Breathless (A bout de souffle) was the first feature-length film by French-Swiss filmmaker and film critic Jean-Luc Godard. It tells the tale of the petty thief turned runaway murderer, Michel Poiccard (Jean-Paul Belmondo). The French title, A bout de souffle, directly translates to ‘on the edge of breath’, an idea central to the film. Breathless is about the edge; never being in one place, always looking forward, never backward: to Nice, to Rome, to Lausanne, to America.

And if there is one direction the film looks in cinematic history, it is forward. Breathless is one of the most iconic films of the French New Wave, a tiny yet radical movement spanning the late 50s and early 60s.
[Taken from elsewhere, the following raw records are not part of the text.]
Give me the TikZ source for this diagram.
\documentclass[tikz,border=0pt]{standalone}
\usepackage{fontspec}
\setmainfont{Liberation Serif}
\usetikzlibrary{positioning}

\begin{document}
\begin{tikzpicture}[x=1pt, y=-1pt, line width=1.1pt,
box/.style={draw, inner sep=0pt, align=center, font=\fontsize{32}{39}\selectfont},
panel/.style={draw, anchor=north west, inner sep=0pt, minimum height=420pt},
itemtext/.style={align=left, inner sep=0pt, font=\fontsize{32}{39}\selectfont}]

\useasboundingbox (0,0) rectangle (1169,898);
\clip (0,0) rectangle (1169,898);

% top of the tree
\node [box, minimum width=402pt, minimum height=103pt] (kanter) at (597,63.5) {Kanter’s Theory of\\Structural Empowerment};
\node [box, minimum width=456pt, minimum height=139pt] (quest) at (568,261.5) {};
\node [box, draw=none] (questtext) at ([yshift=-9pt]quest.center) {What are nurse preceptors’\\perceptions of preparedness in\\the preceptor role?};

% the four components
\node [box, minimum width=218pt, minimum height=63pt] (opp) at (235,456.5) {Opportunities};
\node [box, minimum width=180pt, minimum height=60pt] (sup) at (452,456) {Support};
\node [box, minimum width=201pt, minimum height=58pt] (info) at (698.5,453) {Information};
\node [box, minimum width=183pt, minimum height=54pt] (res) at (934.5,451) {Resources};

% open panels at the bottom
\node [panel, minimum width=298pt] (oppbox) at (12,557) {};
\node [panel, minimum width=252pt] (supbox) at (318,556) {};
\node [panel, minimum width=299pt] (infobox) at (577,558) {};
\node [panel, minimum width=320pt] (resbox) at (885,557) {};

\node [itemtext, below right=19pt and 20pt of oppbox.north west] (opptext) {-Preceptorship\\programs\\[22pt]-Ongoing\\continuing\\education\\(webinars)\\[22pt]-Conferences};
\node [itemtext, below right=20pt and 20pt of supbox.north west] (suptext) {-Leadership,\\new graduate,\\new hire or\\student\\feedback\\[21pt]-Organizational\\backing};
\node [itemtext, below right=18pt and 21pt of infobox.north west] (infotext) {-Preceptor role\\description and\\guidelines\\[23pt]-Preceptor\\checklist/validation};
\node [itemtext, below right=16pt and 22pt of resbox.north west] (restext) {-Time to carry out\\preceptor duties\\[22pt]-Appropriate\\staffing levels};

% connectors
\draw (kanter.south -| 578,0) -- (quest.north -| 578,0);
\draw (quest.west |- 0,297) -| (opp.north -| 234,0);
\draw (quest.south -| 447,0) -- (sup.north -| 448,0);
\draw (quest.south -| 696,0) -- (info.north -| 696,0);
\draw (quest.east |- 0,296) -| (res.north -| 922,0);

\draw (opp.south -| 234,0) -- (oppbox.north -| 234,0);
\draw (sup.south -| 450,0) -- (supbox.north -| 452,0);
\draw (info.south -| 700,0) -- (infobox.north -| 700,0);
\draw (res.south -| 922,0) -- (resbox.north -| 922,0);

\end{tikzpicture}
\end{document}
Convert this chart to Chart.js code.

It is markedly dissimilar to its cinematic fathers. As the rebellious child of French cinema, it observed the dogma of filmmaking – orchestral scores, symmetrical mis en place, editing that simulated the passage of time – and tore it apart. This movement was started by film critics who, tired of the state of French Cinema, heard “if you think you could do it so much better, why don’t you” and actually did. 

Enter Godard and company. They chopped film up: car rides and conversations were roughly cut and stuck together; sound effects jarringly mismatched shots; amateur actors made up lines on the fly; the sounds of bistros and cars on the street were heard in the background; and the fourth wall? Obliterated. Here was a new type of film, a film that knew it was a film and made sure the audience did too. They wrote a new technical language which would impact cinema as we know it (just ask Tarantino, Scorsese, Coppola, De Palma…). These films were so stunningly self-aware they were almost human. They had their own lives, their own minds, and they were also thinking about where to have dinner once the film ended.

Godard expertly weaves the film’s context with its intrigue. While cinema runs from its past so does Michel, the film’s protagonist. And while cinema searches for its identity, Michel also keeps in tow. Throughout the film, we witness constant lurches towards the construction of an identity: visual dissections of the body, character’s facades, their lies, their gazes, Michel’s game of dress-up and the motif of mirrors.

Mirrors are significant in the film as a nod to Jacques Lacan’s concept of the “mirror stage”. The mirror stage is said to be when a child first sees a mirror and therefore witnesses themselves as an object for the first time. Hence an ego identity is born and the baby must find objects, places, people and groups against which they can build this newfound identity.

Michel constructs his identity through mimesis. The film opens on a shot of Michel Poiccard in the get-up of a Hollywood movie gangster, smoking a cigarette and tracing his lips with a thumb à la Humphrey Bogart. His characterisation is totally extracted from the American gangster film of the 50s. Yet, Michel fails miserably. Michel translates onto the screen as a child dressed up in mummy’s heels: he looks ridiculous, silly and he fails woefully at establishing himself as his own person — he is the caricature of pulpy American films. 

A film stuck between two poles begets a film with no authoritative voice, nor any moral compass, filled with characters who find themselves stuck in this moral murkiness. Unlike films of preceding decades which showed the audience right from wrong, Breathless blurred this line. Godard gives us a film that shows the white knight as the charlatan we always knew him to be and offers us the anti-hero instead. And after decades of excessively moralistic cinema, this breath of fresh air was thoroughly needed.

This is how Breathless stood the test of time. Godard gave us a film en train de se faire: ‘in the middle of becoming’. Full of characters in the middle of becoming, while cinema itself is in the middle of becoming, during an era where the concept of adolescence was in the middle of becoming. The film of halfway, opposites and in-betweens marked cinema’s transition from infancy to adolescence. It captured what it is to be young, to search for your place in the world, to destroy futile tradition. And we love it all the more in 2020, a year which has fostered an entire generation of teens proclaiming: “We are the change”.